Will Hutton's latest bright idea
As we know, Will Hutton has many ideas about how the world should be run. There always seems to be something of a flaw with said ideas. Here it's that his basic assertion, that re-nationalisation can take place at no cost to taxpayers, which is simply wrong.
It seems impossible, but building on the proposals of the Big Innovation Centre’s Purposeful Company Taskforce, there is a way to pull off these apparently irreconcilable objectives – and without spending any money.
The government should create a new category of company – the public benefit company (PBC) – which would write into its constitution that its purpose is the delivery of public benefit to which profit-making is subordinate.
Public benefit companies aren't exactly new. One reasonable definition of them would include the East India Company. And the BBC in fact. And we'd note that the BBC's licence fee is, in law, a tax. Which means that this desire of getting the borrowing of such PBC's off the government books might not work.
But rather more importantly:
Because the companies would remain owned by private shareholders, their borrowing would not be classed as public debt. The existing shareholders in the utility would remain shareholders, and their rights to votes and dividends would remain unimpaired.

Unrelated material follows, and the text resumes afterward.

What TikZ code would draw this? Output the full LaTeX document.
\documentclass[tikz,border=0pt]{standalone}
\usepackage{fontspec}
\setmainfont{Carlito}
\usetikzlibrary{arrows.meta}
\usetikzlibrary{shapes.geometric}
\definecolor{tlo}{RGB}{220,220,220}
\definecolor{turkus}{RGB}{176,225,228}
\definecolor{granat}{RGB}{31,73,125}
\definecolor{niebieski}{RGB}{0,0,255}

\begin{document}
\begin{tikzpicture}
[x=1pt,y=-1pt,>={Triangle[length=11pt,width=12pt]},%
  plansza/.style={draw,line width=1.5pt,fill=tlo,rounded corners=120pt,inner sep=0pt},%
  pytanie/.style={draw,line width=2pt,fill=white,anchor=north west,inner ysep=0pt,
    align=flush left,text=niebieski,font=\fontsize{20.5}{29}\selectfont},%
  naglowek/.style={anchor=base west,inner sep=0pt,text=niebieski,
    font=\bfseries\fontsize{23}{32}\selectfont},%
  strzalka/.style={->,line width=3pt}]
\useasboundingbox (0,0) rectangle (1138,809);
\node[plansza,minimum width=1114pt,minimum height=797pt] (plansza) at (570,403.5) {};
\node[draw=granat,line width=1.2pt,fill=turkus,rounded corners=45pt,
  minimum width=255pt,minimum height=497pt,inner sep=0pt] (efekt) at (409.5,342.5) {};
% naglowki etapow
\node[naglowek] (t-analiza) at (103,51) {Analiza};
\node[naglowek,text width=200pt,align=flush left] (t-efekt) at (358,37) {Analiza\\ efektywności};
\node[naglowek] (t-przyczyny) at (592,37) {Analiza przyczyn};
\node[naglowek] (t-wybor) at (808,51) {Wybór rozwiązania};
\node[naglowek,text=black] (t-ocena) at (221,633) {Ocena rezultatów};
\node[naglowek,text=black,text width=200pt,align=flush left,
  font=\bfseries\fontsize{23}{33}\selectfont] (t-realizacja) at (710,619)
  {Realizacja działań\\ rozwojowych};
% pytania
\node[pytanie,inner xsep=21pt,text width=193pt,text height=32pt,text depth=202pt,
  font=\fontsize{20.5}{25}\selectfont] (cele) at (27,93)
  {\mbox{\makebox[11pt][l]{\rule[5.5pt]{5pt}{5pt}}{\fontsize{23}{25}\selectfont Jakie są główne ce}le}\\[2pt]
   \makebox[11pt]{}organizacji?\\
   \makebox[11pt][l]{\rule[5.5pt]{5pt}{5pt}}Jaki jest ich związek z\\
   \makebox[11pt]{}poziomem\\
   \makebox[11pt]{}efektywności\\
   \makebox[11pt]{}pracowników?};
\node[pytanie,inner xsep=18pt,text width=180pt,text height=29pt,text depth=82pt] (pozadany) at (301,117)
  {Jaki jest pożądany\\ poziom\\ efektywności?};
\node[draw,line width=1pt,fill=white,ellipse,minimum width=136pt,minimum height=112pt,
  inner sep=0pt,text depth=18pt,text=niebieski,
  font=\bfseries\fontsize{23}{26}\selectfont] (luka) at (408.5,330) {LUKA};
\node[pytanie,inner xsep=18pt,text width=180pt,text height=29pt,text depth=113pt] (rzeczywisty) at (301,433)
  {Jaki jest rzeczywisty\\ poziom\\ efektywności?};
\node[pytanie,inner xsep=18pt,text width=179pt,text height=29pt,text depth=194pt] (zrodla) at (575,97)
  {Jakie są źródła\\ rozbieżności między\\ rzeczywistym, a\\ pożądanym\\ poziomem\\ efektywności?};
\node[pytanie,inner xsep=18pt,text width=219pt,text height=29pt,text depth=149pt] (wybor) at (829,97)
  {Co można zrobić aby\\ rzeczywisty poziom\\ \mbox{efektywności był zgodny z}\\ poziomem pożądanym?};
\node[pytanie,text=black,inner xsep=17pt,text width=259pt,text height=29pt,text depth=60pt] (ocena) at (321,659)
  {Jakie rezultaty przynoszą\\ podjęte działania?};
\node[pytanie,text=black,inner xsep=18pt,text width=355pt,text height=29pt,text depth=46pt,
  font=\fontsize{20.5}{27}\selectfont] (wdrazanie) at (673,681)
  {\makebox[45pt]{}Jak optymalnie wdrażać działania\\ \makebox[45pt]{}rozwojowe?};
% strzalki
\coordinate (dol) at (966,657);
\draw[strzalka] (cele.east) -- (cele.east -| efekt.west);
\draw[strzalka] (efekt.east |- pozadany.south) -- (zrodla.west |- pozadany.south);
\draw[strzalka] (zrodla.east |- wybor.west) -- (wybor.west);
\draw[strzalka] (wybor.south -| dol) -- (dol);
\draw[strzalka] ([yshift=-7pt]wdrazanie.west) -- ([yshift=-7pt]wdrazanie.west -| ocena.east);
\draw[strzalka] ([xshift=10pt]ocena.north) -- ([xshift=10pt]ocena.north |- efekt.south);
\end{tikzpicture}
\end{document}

So there would be no need to compensate them – no need, in short to pay £170bn buying the assets back.
The idea is that the current shareholders should receive no compensation. Yet look at what is being suggested. Their right to profit maximise is taken away by the new constitution of the company. There are other restrictions proposed as well by Hutton. Something of value is being taken from them - thus they should and must be compensated. This would be rather clearer under US law, where the concept of "a taking" is constitutionally established.
You might try to claim, as no doubt Hutton would, that this new set of restrictions is not a diminution of value. And yet he is arguing that it transfers value, that's his very argument for the change. Some value will move from shareholders to some more nebulously defined public interest as a result of the change. That's why Hutton is arguing for it.
It's thus a taking for the very reason that Hutton is arguing for it. Compensation must be paid.